The Lighthouse is the title of the Booker nominated debut novel by Alison Moore. This debut novel possesses a curious atmosphere all of its own, the sum of its parts adding up to a much greater whole. As such, the difficulty involved in the task of synopsizing the plot is proportionate to the amount of enjoyment a reader will obtain from this distinctively eerie novel.
We begin on a ferry where we meet the hapless Futh on deck feeling seasick. He is on his way to Germany to take a hiking holiday in the wake of the breakdown of his marriage. As the trip unfolds we journey through Futh´s recollections of his put upon past. Hampered from childhood with a violent cloddish father and a self-absorbed mother who soon abandons him, Futh seems doomed from the get go. The only memento Futh retains of his mother is a perfume container in the shape of a lighthouse from which the novel takes its name, this sad keepsake also seeming to inspire his career choice of developing synthetic smells. The container is much treasured by Futh and accompanies him on his trip.
As Futh´s memories move from childhood to his teenage years we witness his awkward interactions with his neighbour Gloria, who would in the parlance of today be termed a cougar. Gloria seems to vacillate between wanting Futh as a lover or a son, having effectively lost both of these figures due to her infidelity, finally shacking up with Futh´s father instead. Her belligerent son Gary reluctantly visits only occasionally. Gary and Futh were firm friends as children but their friendship did not survive when Gary and his father moved out and they ceased to be neighbours. Now they regard each other warily, the diminishing returns of their relationship mutating into a peculiarly intimate form of hostility, particularly on Gary´s behalf who resents Futh’s regular visits, at Gloria’s invitation, into his one-time family home.
As Futh recollects his past his pointless pilgrimage proceeds onwards, the sunburn and blisters he accumulates making it seem more like a mild form of self-harm than a holiday. Futh avails himself of a travel service for hikers which forwards his luggage to the poor quality guesthouses along his route, his baggage preceding him both literally and metaphorically as he proceeds.
It is at the first of these dissatisfactory guest houses that we encounter the novel’s second protagonist Ester. We meet Ester propping up the bar of the establishment which her husband owns, wearing make up in an attempt to conceal a black eye. Ester is a faded former beauty given to serial infidelity despite, or in spite of, her husband’s often violent interventions. Her co-fornicators of choice primarily consist of single male guests who stay at their establishment, who she brazenly approaches spiriting them away to the unused rooms where she conducts her fleeting affairs. As we become acquainted with her past we see a complex figure emerge, more fleshed out than one might expect from what could have if portrayed by a less talented writer, been a two-dimensional stereotype of a randy tavern owner’s wife. Both Futh and Ester’s fate become entwined through their mutual possession of Lighthouse perfume, this seemingly benign object a catalyst for Futh’s terrible fate.
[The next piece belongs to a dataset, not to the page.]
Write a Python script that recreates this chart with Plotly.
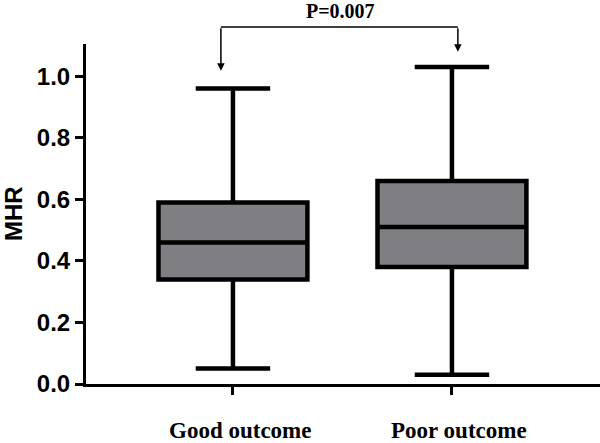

As I mentioned earlier this rough synopsis does no justice to the totality of this endearingly strange novel. The prose is precise and taut as a drum skin conjuring an eerie aura of foreboding throughout. Imagery is used masterfully, especially a link between a thumbed doughnut, the smell of cigarette smoke, and the subject of motor car repair which sadly I can’t disclose for fear of ruining a reader’s experience.
The characters, while engaging, are not sympathetic and the problems which they confront are mostly of their own making. While Futh is often a victim, it is hard to maintain sympathy for him past childhood as he seems to be comfortable with this situation. The author must be applauded for this brave portrayal, flying as it does in the face of the common book club complaint of “I didn’t like the novel because I didn’t like the characters!” which reduces the world of literature to some kind of adolescent popularity contest. Lighthouse is an assured and impressive debut from a fascinating new talent whose next work I eagerly await.